Recorded data
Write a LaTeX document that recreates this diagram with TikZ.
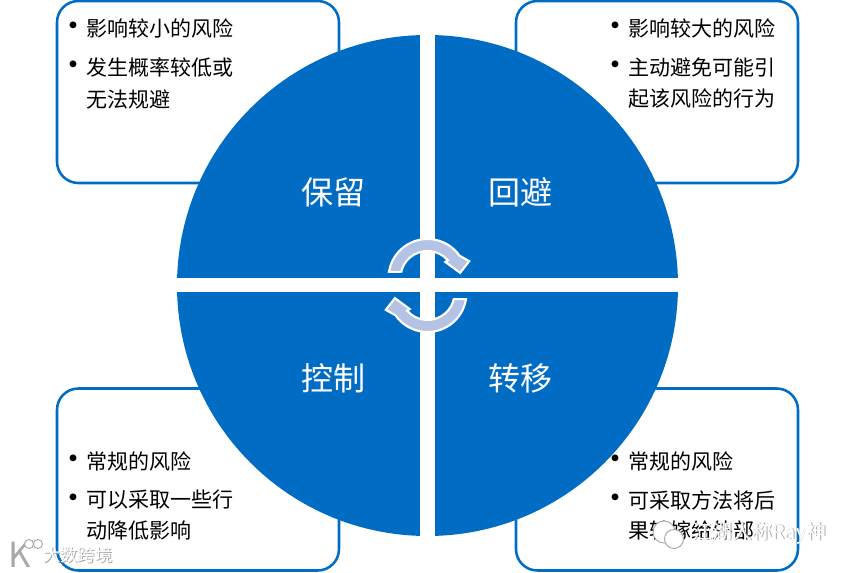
\documentclass[tikz,border=0pt]{standalone}
\usepackage{fontspec}
\setmainfont{Noto Sans CJK SC}
\usepackage{tikz}
\usetikzlibrary{positioning}
\definecolor{riskblue}{HTML}{006CC4}
\definecolor{arrowfill}{HTML}{B4C2E4}
\definecolor{markgray}{HTML}{A8A8A8}
\tikzset{
  riskbox/.style ={rectangle,draw=riskblue,fill=white,line width=1.9pt,rounded corners=16pt,
                   minimum width=211.5pt,minimum height=136.5pt,inner sep=0pt},
  item/.style    ={anchor=west,inner sep=0pt,font=\fontsize{15.75pt}{18pt}\selectfont,text=black},
  dotmark/.style ={inner sep=0pt,yshift=-1.5pt,font=\fontsize{24pt}{24pt}\selectfont,text=black},
  quad/.style    ={inner sep=0pt,font=\fontsize{24pt}{28pt}\selectfont,text=white},
  gap/.style     ={fill=white,draw=none},
  turn/.style    ={fill=arrowfill,draw=white,line width=1.6pt,line join=miter},
  markshade/.style={anchor=west,inner sep=0pt,text=markgray,font=\fontsize{15pt}{17pt}\selectfont},
  marktext/.style ={anchor=west,inner sep=0pt,text=white,font=\fontsize{15pt}{17pt}\selectfont},
  markline/.style ={draw=markgray,fill=white,line width=0.7pt},
  turnarrow/.pic={
    \draw[turn] ([shift={(0,7.5)}]171:39) arc[start angle=171,end angle=35,radius=39]
      -- ([shift={(0,7.5)}]22:45) -- ([shift={(0,7.5)}]9:33) -- ([shift={(0,7.5)}]42:24)
      -- ([shift={(0,7.5)}]41:27) arc[start angle=41,end angle=167,radius=27] -- cycle;
  },
}

\begin{document}
\begin{tikzpicture}[x=0.75pt,y=0.75pt]
\useasboundingbox (0,0) rectangle (854,572);

% Boxes
\node[riskbox] (keepbox) at (198,480) {};
\node[riskbox] (avoidbox) at (657,480) {};
\node[riskbox] (ctrlbox) at (198,92.5) {};
\node[riskbox] (movebox) at (657,92.5) {};

% Disc and the white cross
\fill[riskblue] (427.5,286.5) circle (250.5);
\fill[gap] (420,30) rectangle (435,542);
\fill[gap] (170,280) rectangle (685,294);

% Quadrant labels
\node[quad] (keep) at (333.5,380) {保留};
\node[quad] (avoid) at (520.5,380) {回避};
\node[quad] (ctrl) at (333.5,194) {控制};
\node[quad] (move) at (520.5,194) {转移};

% Text, top left
\node[dotmark] (d1) at (73,544) {•};
\node[item] (t1) at (86,544) {影响较小的风险};
\node[dotmark] (d2) at (73,505) {•};
\node[item] (t2) at (86,505) {发生概率较低或};
\node[item] (t3) at (86,473) {无法规避};

% Text, top right
\node[dotmark] (d3) at (615,544) {•};
\node[item] (t4) at (628,544) {影响较大的风险};
\node[dotmark] (d4) at (615,505) {•};
\node[item] (t5) at (628,505) {主动避免可能引};
\node[item] (t6) at (628,473) {起该风险的行为};

% Text, bottom left
\node[dotmark] (d5) at (73,111) {•};
\node[item] (t7) at (86,111) {常规的风险};
\node[dotmark] (d6) at (73,72) {•};
\node[item] (t8) at (86,72) {可以采取一些行};
\node[item] (t9) at (86,41) {动降低影响};

% Text, bottom right
\node[dotmark] (d7) at (615,111) {•};
\node[item] (t10) at (628,111) {常规的风险};
\node[dotmark] (d8) at (615,72) {•};
\node[item] (t11) at (628,72) {可采取方法将后};
\node[item] (t12) at (628,41) {果转嫁给外部};

% Turning arrows
\pic at (427.5,286.5) {turnarrow};
\pic[rotate=180] at (427.5,286.5) {turnarrow};

% Watermark, bottom left
\node[markshade] (logoa) at (8,17) {\fontsize{26pt}{28pt}\selectfont K};
\draw[markline] (29,28) circle (4.5);
\draw[markline] (38,28) circle (4.5);
\node[markshade,font=\fontsize{13pt}{15pt}\selectfont] (marka) at (43.8,16.2) {大数跨境};
\node[marktext,font=\fontsize{13pt}{15pt}\selectfont] (markb) at (43,17) {大数跨境};

% Watermark, bottom right
\draw[markline] (664,40) circle (11);
\draw[markline] (674,33) circle (9.5);
\node[markshade] (markc) at (692.8,38.2) {江湖人称Ray神};
\node[marktext] (markd) at (692,39) {江湖人称Ray神};
\end{tikzpicture}
\end{document}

Work to be completed
Write out again every line above exactly as given; the pictures do not belong in the copy.

Correct answer
Write a LaTeX document that recreates this diagram with TikZ.
\documentclass[tikz,border=0pt]{standalone}
\usepackage{fontspec}
\setmainfont{Noto Sans CJK SC}
\usepackage{tikz}
\usetikzlibrary{positioning}
\definecolor{riskblue}{HTML}{006CC4}
\definecolor{arrowfill}{HTML}{B4C2E4}
\definecolor{markgray}{HTML}{A8A8A8}
\tikzset{
  riskbox/.style ={rectangle,draw=riskblue,fill=white,line width=1.9pt,rounded corners=16pt,
                   minimum width=211.5pt,minimum height=136.5pt,inner sep=0pt},
  item/.style    ={anchor=west,inner sep=0pt,font=\fontsize{15.75pt}{18pt}\selectfont,text=black},
  dotmark/.style ={inner sep=0pt,yshift=-1.5pt,font=\fontsize{24pt}{24pt}\selectfont,text=black},
  quad/.style    ={inner sep=0pt,font=\fontsize{24pt}{28pt}\selectfont,text=white},
  gap/.style     ={fill=white,draw=none},
  turn/.style    ={fill=arrowfill,draw=white,line width=1.6pt,line join=miter},
  markshade/.style={anchor=west,inner sep=0pt,text=markgray,font=\fontsize{15pt}{17pt}\selectfont},
  marktext/.style ={anchor=west,inner sep=0pt,text=white,font=\fontsize{15pt}{17pt}\selectfont},
  markline/.style ={draw=markgray,fill=white,line width=0.7pt},
  turnarrow/.pic={
    \draw[turn] ([shift={(0,7.5)}]171:39) arc[start angle=171,end angle=35,radius=39]
      -- ([shift={(0,7.5)}]22:45) -- ([shift={(0,7.5)}]9:33) -- ([shift={(0,7.5)}]42:24)
      -- ([shift={(0,7.5)}]41:27) arc[start angle=41,end angle=167,radius=27] -- cycle;
  },
}

\begin{document}
\begin{tikzpicture}[x=0.75pt,y=0.75pt]
\useasboundingbox (0,0) rectangle (854,572);

% Boxes
\node[riskbox] (keepbox) at (198,480) {};
\node[riskbox] (avoidbox) at (657,480) {};
\node[riskbox] (ctrlbox) at (198,92.5) {};
\node[riskbox] (movebox) at (657,92.5) {};

% Disc and the white cross
\fill[riskblue] (427.5,286.5) circle (250.5);
\fill[gap] (420,30) rectangle (435,542);
\fill[gap] (170,280) rectangle (685,294);

% Quadrant labels
\node[quad] (keep) at (333.5,380) {保留};
\node[quad] (avoid) at (520.5,380) {回避};
\node[quad] (ctrl) at (333.5,194) {控制};
\node[quad] (move) at (520.5,194) {转移};

% Text, top left
\node[dotmark] (d1) at (73,544) {•};
\node[item] (t1) at (86,544) {影响较小的风险};
\node[dotmark] (d2) at (73,505) {•};
\node[item] (t2) at (86,505) {发生概率较低或};
\node[item] (t3) at (86,473) {无法规避};

% Text, top right
\node[dotmark] (d3) at (615,544) {•};
\node[item] (t4) at (628,544) {影响较大的风险};
\node[dotmark] (d4) at (615,505) {•};
\node[item] (t5) at (628,505) {主动避免可能引};
\node[item] (t6) at (628,473) {起该风险的行为};

% Text, bottom left
\node[dotmark] (d5) at (73,111) {•};
\node[item] (t7) at (86,111) {常规的风险};
\node[dotmark] (d6) at (73,72) {•};
\node[item] (t8) at (86,72) {可以采取一些行};
\node[item] (t9) at (86,41) {动降低影响};

% Text, bottom right
\node[dotmark] (d7) at (615,111) {•};
\node[item] (t10) at (628,111) {常规的风险};
\node[dotmark] (d8) at (615,72) {•};
\node[item] (t11) at (628,72) {可采取方法将后};
\node[item] (t12) at (628,41) {果转嫁给外部};

% Turning arrows
\pic at (427.5,286.5) {turnarrow};
\pic[rotate=180] at (427.5,286.5) {turnarrow};

% Watermark, bottom left
\node[markshade] (logoa) at (8,17) {\fontsize{26pt}{28pt}\selectfont K};
\draw[markline] (29,28) circle (4.5);
\draw[markline] (38,28) circle (4.5);
\node[markshade,font=\fontsize{13pt}{15pt}\selectfont] (marka) at (43.8,16.2) {大数跨境};
\node[marktext,font=\fontsize{13pt}{15pt}\selectfont] (markb) at (43,17) {大数跨境};

% Watermark, bottom right
\draw[markline] (664,40) circle (11);
\draw[markline] (674,33) circle (9.5);
\node[markshade] (markc) at (692.8,38.2) {江湖人称Ray神};
\node[marktext] (markd) at (692,39) {江湖人称Ray神};
\end{tikzpicture}
\end{document}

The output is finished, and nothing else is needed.